Restate each of the lines below word for word and drop every picture.

======

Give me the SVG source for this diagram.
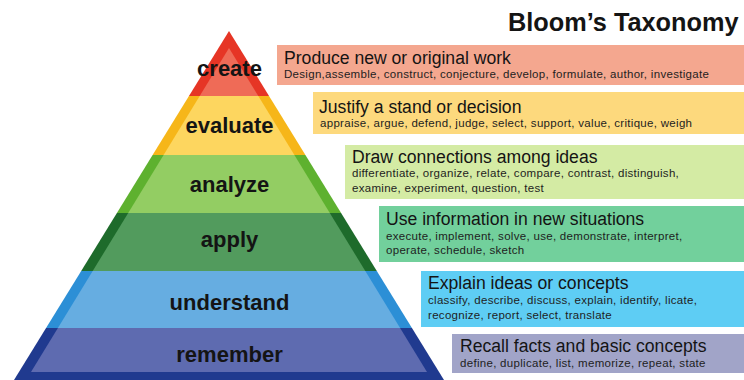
<svg xmlns="http://www.w3.org/2000/svg" width="744" height="380" viewBox="0 0 744 380">
<style>
text{font-family:"Liberation Sans",Arial,sans-serif;fill:#141414}
.lvl{font-size:22px;font-weight:bold;text-anchor:middle}
.ttl{font-size:17.6px}
.sub{font-size:11.5px;letter-spacing:0.3px;fill:#1e1e1e}
.hdr{font-size:25.3px;font-weight:bold}
</style>
<rect width="744" height="380" fill="#ffffff"/>
<text class="hdr" x="508" y="31">Bloom’s Taxonomy</text>
<g id="create">
<polygon points="229,31 269.04,96 188.96,96" fill="#e63525"/>
<polygon points="229,48 258.3,96 199.7,96" fill="#ef6b57"/>
<text class="lvl" x="229.5" y="76">create</text>
<rect x="277" y="45" width="467" height="40" fill="#f4a78f"/>
<text class="ttl" x="284" y="64">Produce new or original work</text>
<text class="sub" x="284" y="78">Design,assemble, construct, conjecture, develop, formulate, author, investigate</text>
</g>
<g id="evaluate">
<polygon points="188.96,96 269.04,96 305.4,155 152.6,155" fill="#f6b619"/>
<polygon points="199.7,96 258.3,96 294.4,155 163.6,155" fill="#fdd65f"/>
<text class="lvl" x="229.5" y="133">evaluate</text>
<rect x="313" y="92" width="431" height="42" fill="#fdd97d"/>
<text class="ttl" x="319" y="113">Justify a stand or decision</text>
<text class="sub" x="320" y="127">appraise, argue, defend, judge, select, support, value, critique, weigh</text>
</g>
<g id="analyze">
<polygon points="152.6,155 305.4,155 341.1,213 116.9,213" fill="#5eb12f"/>
<polygon points="163.6,155 294.4,155 329.8,213 128.2,213" fill="#93cd63"/>
<text class="lvl" x="229.5" y="192">analyze</text>
<rect x="345" y="145" width="399" height="54" fill="#d4eba4"/>
<text class="ttl" x="352" y="162.5">Draw connections among ideas</text>
<text class="sub" x="352" y="177">differentiate, organize, relate, compare, contrast, distinguish,</text>
<text class="sub" x="352" y="191.5">examine, experiment, question, test</text>
</g>
<g id="apply">
<polygon points="116.9,213 341.1,213 376.8,271 81.2,271" fill="#1e6b2b"/>
<polygon points="128.2,213 329.8,213 365.3,271 92.7,271" fill="#529b5d"/>
<text class="lvl" x="229.5" y="247">apply</text>
<rect x="379" y="206" width="365" height="56" fill="#72d09c"/>
<text class="ttl" x="386" y="225">Use information in new situations</text>
<text class="sub" x="386" y="239.5">execute, implement, solve, use, demonstrate, interpret,</text>
<text class="sub" x="386" y="253.5">operate, schedule, sketch</text>
</g>
<g id="understand">
<polygon points="81.2,271 376.8,271 411.95,328 46.05,328" fill="#2c8fd6"/>
<polygon points="92.7,271 365.3,271 400.1,328 57.9,328" fill="#66ade1"/>
<text class="lvl" x="229.5" y="310">understand</text>
<rect x="421" y="271" width="323" height="56" fill="#5ecdf4"/>
<text class="ttl" x="428" y="289">Explain ideas or concepts</text>
<text class="sub" x="428" y="304">classify, describe, discuss, explain, identify, licate,</text>
<text class="sub" x="428" y="318.5">recognize, report, select, translate</text>
</g>
<g id="remember">
<polygon points="46.05,328 411.95,328 444,380 14,380" fill="#203a8f"/>
<polygon points="57.9,328 400.1,328 427,372 31,372" fill="#5e6bb0"/>
<text class="lvl" x="229.5" y="362">remember</text>
<rect x="452" y="334" width="292" height="39" fill="#a1a4c8"/>
<text class="ttl" x="460" y="352">Recall facts and basic concepts</text>
<text class="sub" x="460" y="366.5">define, duplicate, list, memorize, repeat, state</text>
</g>
<g id="connectors"/>
</svg>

======

*Output below*:
Give me the SVG source for this diagram.
<svg xmlns="http://www.w3.org/2000/svg" width="744" height="380" viewBox="0 0 744 380">
<style>
text{font-family:"Liberation Sans",Arial,sans-serif;fill:#141414}
.lvl{font-size:22px;font-weight:bold;text-anchor:middle}
.ttl{font-size:17.6px}
.sub{font-size:11.5px;letter-spacing:0.3px;fill:#1e1e1e}
.hdr{font-size:25.3px;font-weight:bold}
</style>
<rect width="744" height="380" fill="#ffffff"/>
<text class="hdr" x="508" y="31">Bloom’s Taxonomy</text>
<g id="create">
<polygon points="229,31 269.04,96 188.96,96" fill="#e63525"/>
<polygon points="229,48 258.3,96 199.7,96" fill="#ef6b57"/>
<text class="lvl" x="229.5" y="76">create</text>
<rect x="277" y="45" width="467" height="40" fill="#f4a78f"/>
<text class="ttl" x="284" y="64">Produce new or original work</text>
<text class="sub" x="284" y="78">Design,assemble, construct, conjecture, develop, formulate, author, investigate</text>
</g>
<g id="evaluate">
<polygon points="188.96,96 269.04,96 305.4,155 152.6,155" fill="#f6b619"/>
<polygon points="199.7,96 258.3,96 294.4,155 163.6,155" fill="#fdd65f"/>
<text class="lvl" x="229.5" y="133">evaluate</text>
<rect x="313" y="92" width="431" height="42" fill="#fdd97d"/>
<text class="ttl" x="319" y="113">Justify a stand or decision</text>
<text class="sub" x="320" y="127">appraise, argue, defend, judge, select, support, value, critique, weigh</text>
</g>
<g id="analyze">
<polygon points="152.6,155 305.4,155 341.1,213 116.9,213" fill="#5eb12f"/>
<polygon points="163.6,155 294.4,155 329.8,213 128.2,213" fill="#93cd63"/>
<text class="lvl" x="229.5" y="192">analyze</text>
<rect x="345" y="145" width="399" height="54" fill="#d4eba4"/>
<text class="ttl" x="352" y="162.5">Draw connections among ideas</text>
<text class="sub" x="352" y="177">differentiate, organize, relate, compare, contrast, distinguish,</text>
<text class="sub" x="352" y="191.5">examine, experiment, question, test</text>
</g>
<g id="apply">
<polygon points="116.9,213 341.1,213 376.8,271 81.2,271" fill="#1e6b2b"/>
<polygon points="128.2,213 329.8,213 365.3,271 92.7,271" fill="#529b5d"/>
<text class="lvl" x="229.5" y="247">apply</text>
<rect x="379" y="206" width="365" height="56" fill="#72d09c"/>
<text class="ttl" x="386" y="225">Use information in new situations</text>
<text class="sub" x="386" y="239.5">execute, implement, solve, use, demonstrate, interpret,</text>
<text class="sub" x="386" y="253.5">operate, schedule, sketch</text>
</g>
<g id="understand">
<polygon points="81.2,271 376.8,271 411.95,328 46.05,328" fill="#2c8fd6"/>
<polygon points="92.7,271 365.3,271 400.1,328 57.9,328" fill="#66ade1"/>
<text class="lvl" x="229.5" y="310">understand</text>
<rect x="421" y="271" width="323" height="56" fill="#5ecdf4"/>
<text class="ttl" x="428" y="289">Explain ideas or concepts</text>
<text class="sub" x="428" y="304">classify, describe, discuss, explain, identify, licate,</text>
<text class="sub" x="428" y="318.5">recognize, report, select, translate</text>
</g>
<g id="remember">
<polygon points="46.05,328 411.95,328 444,380 14,380" fill="#203a8f"/>
<polygon points="57.9,328 400.1,328 427,372 31,372" fill="#5e6bb0"/>
<text class="lvl" x="229.5" y="362">remember</text>
<rect x="452" y="334" width="292" height="39" fill="#a1a4c8"/>
<text class="ttl" x="460" y="352">Recall facts and basic concepts</text>
<text class="sub" x="460" y="366.5">define, duplicate, list, memorize, repeat, state</text>
</g>
<g id="connectors"/>
</svg>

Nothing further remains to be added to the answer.